● Supplied data
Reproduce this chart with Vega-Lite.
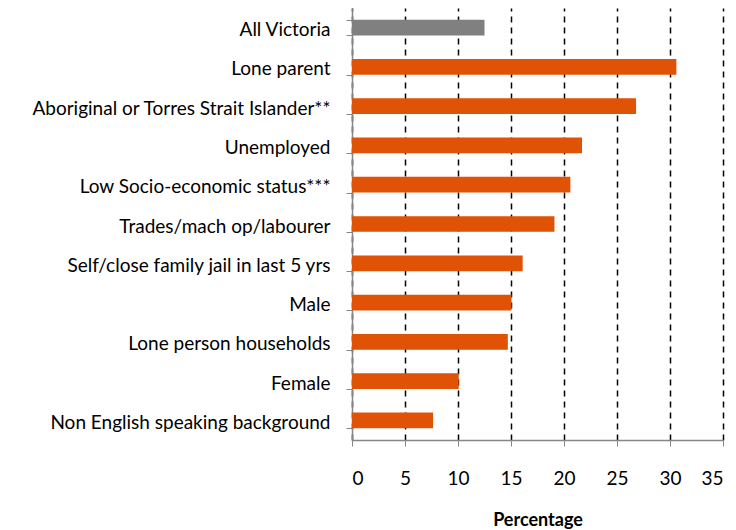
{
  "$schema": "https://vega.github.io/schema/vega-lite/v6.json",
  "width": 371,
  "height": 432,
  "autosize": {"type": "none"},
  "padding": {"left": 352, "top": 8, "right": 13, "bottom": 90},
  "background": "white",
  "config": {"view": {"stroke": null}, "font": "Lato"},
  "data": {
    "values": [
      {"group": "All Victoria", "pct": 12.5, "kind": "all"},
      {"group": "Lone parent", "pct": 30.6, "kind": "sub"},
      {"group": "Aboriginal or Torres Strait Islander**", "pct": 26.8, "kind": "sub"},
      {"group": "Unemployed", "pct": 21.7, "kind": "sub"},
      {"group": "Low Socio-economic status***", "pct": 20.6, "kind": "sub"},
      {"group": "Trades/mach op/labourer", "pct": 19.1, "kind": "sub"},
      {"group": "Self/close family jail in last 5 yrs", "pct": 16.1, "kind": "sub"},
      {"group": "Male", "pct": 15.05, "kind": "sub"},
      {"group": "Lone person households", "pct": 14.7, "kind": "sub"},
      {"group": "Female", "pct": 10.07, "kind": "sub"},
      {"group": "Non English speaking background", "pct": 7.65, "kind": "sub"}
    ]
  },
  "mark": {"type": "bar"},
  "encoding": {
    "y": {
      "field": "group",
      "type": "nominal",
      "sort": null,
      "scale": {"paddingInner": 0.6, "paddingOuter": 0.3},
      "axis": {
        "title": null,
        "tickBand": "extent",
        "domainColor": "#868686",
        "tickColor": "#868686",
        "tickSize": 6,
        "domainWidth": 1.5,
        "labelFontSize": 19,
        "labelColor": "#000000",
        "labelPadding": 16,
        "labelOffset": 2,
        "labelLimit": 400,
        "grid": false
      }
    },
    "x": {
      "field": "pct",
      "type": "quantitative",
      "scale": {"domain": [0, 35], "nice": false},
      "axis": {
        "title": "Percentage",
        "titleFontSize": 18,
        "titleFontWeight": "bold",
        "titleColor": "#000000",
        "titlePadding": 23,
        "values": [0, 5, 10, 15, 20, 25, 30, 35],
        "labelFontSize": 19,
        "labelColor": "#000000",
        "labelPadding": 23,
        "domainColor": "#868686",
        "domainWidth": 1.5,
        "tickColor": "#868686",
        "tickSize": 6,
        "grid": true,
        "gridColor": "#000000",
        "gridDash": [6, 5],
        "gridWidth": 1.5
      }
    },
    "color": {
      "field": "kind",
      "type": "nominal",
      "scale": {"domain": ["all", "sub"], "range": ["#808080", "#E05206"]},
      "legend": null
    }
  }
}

● Instruction
Reproduce the full material exactly, excluding the pictures.

● Exercise answer
Reproduce this chart with Vega-Lite.
{
  "$schema": "https://vega.github.io/schema/vega-lite/v6.json",
  "width": 371,
  "height": 432,
  "autosize": {"type": "none"},
  "padding": {"left": 352, "top": 8, "right": 13, "bottom": 90},
  "background": "white",
  "config": {"view": {"stroke": null}, "font": "Lato"},
  "data": {
    "values": [
      {"group": "All Victoria", "pct": 12.5, "kind": "all"},
      {"group": "Lone parent", "pct": 30.6, "kind": "sub"},
      {"group": "Aboriginal or Torres Strait Islander**", "pct": 26.8, "kind": "sub"},
      {"group": "Unemployed", "pct": 21.7, "kind": "sub"},
      {"group": "Low Socio-economic status***", "pct": 20.6, "kind": "sub"},
      {"group": "Trades/mach op/labourer", "pct": 19.1, "kind": "sub"},
      {"group": "Self/close family jail in last 5 yrs", "pct": 16.1, "kind": "sub"},
      {"group": "Male", "pct": 15.05, "kind": "sub"},
      {"group": "Lone person households", "pct": 14.7, "kind": "sub"},
      {"group": "Female", "pct": 10.07, "kind": "sub"},
      {"group": "Non English speaking background", "pct": 7.65, "kind": "sub"}
    ]
  },
  "mark": {"type": "bar"},
  "encoding": {
    "y": {
      "field": "group",
      "type": "nominal",
      "sort": null,
      "scale": {"paddingInner": 0.6, "paddingOuter": 0.3},
      "axis": {
        "title": null,
        "tickBand": "extent",
        "domainColor": "#868686",
        "tickColor": "#868686",
        "tickSize": 6,
        "domainWidth": 1.5,
        "labelFontSize": 19,
        "labelColor": "#000000",
        "labelPadding": 16,
        "labelOffset": 2,
        "labelLimit": 400,
        "grid": false
      }
    },
    "x": {
      "field": "pct",
      "type": "quantitative",
      "scale": {"domain": [0, 35], "nice": false},
      "axis": {
        "title": "Percentage",
        "titleFontSize": 18,
        "titleFontWeight": "bold",
        "titleColor": "#000000",
        "titlePadding": 23,
        "values": [0, 5, 10, 15, 20, 25, 30, 35],
        "labelFontSize": 19,
        "labelColor": "#000000",
        "labelPadding": 23,
        "domainColor": "#868686",
        "domainWidth": 1.5,
        "tickColor": "#868686",
        "tickSize": 6,
        "grid": true,
        "gridColor": "#000000",
        "gridDash": [6, 5],
        "gridWidth": 1.5
      }
    },
    "color": {
      "field": "kind",
      "type": "nominal",
      "scale": {"domain": ["all", "sub"], "range": ["#808080", "#E05206"]},
      "legend": null
    }
  }
}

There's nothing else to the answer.